Маша и Медведь - стр. 33
Его вторая рука обхватила грудь Маши. Ей богу, он хотел просто помыться, но ее близость, нагота, податливость и гипнотический шум воды поменяли планы. Оказалось, что Маша не против. Она тихо постанывала, отзываясь на его ласки. Мишка полагал, что на втором раунде сможет нечто большее, чем сомнительный подвиг в туалете и в прихожей. Но куда там. Очень скоро выдержка его покинула. Потребность оказаться внутри была столь острой, что все в паху заныло. Он надавил Маше на спину, безмолвно прося наклониться. Она снова послушалась, уперлась руками в стену, прогнулась.
И снова все кончилось слишком быстро. Он ощущал ее так остро, почти болезненно. Хотел сдержаться, но не нашел сил. В этот раз Симонов был уверен на все сто, что кончил только он. И начал подозревать, что и до этого играл в одни ворота.
Чтобы хоть как-то загладить вину, он потянулся рукой вниз. Маша шлепнула его по пальцам.
- Может, мы уже помоемся?
- Стоит попробовать, - хохотнул Мишка.
Маша протянула ему цветочный гель со злорадной усмешкой. Симонов принял его без брезгливости. Он частенько пользовался Алискиным, почти привык пахнуть розами или клубникой какой-нибудь.

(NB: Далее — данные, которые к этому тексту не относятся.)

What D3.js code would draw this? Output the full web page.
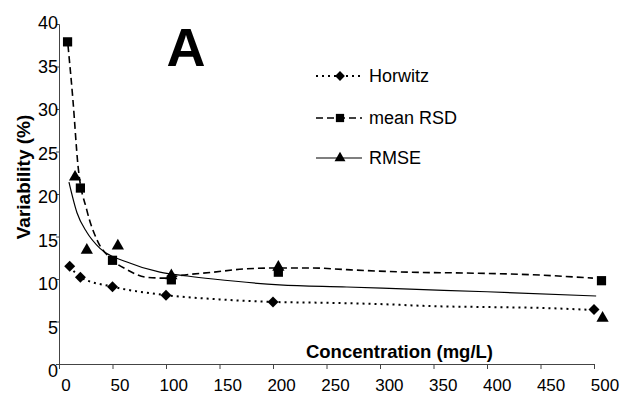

Что ему станется от аромата альпийских полевых цветов.
- Спинку потереть? - услужливо предложил он Маше.
- Обойдусь, - бросила она через плечо.
Но Мишка все равно забрал у нее губку и прошелся несколько раз по спине. Маше ничего не осталось, как оказать услугу в ответ. Она всплеснула руками, покрутила пальцем, веля ему повернуться, смыла губку, добавила еще геля. Ей пришлось попотеть, чтобы хорошенько отдраить Мишкину широкую спину.
Вернувшись под душ, оба задумчиво водили пальцами по телам друг друга, провожая мыльную пену. В одночасье стало как-то неловко. Мишка вылез первым, снова подал Маше руку.
- Поехали, поедим куда-нибудь. В центре вроде была уютная пиццерия.
Маша скривила лицо, заныла.
- Волосы сушить, укладывать, краситься… - перечисляла она.
- Зачем? – не понял Миша.
- Затем, что на улице зима. Как с мокрой головой?
Симонов оценил Машины волосы до поясницы, скептически приподнял бровь.
- Тебе сушиться сто лет, даже феном.
- Укладываться, Миш. Краситься, - напомнила она пункты в списки для выхода из дома.
- Зачем? – повторил он вопрос.
- Затем, что мне почти тридцать. Не девочка уже. Чего людей пугать.
Симонов не сдержался:
- Дурында ты, Машка.
Он оглядел ее лицо, на котором не нашел ни одной морщинки. Может совсем чуть-чуть в уголках глаз, но они ему даже нравились.
- Ты сейчас очень красивая, - честно признался он.
- Это потому что я голая, - нашлась Крылова.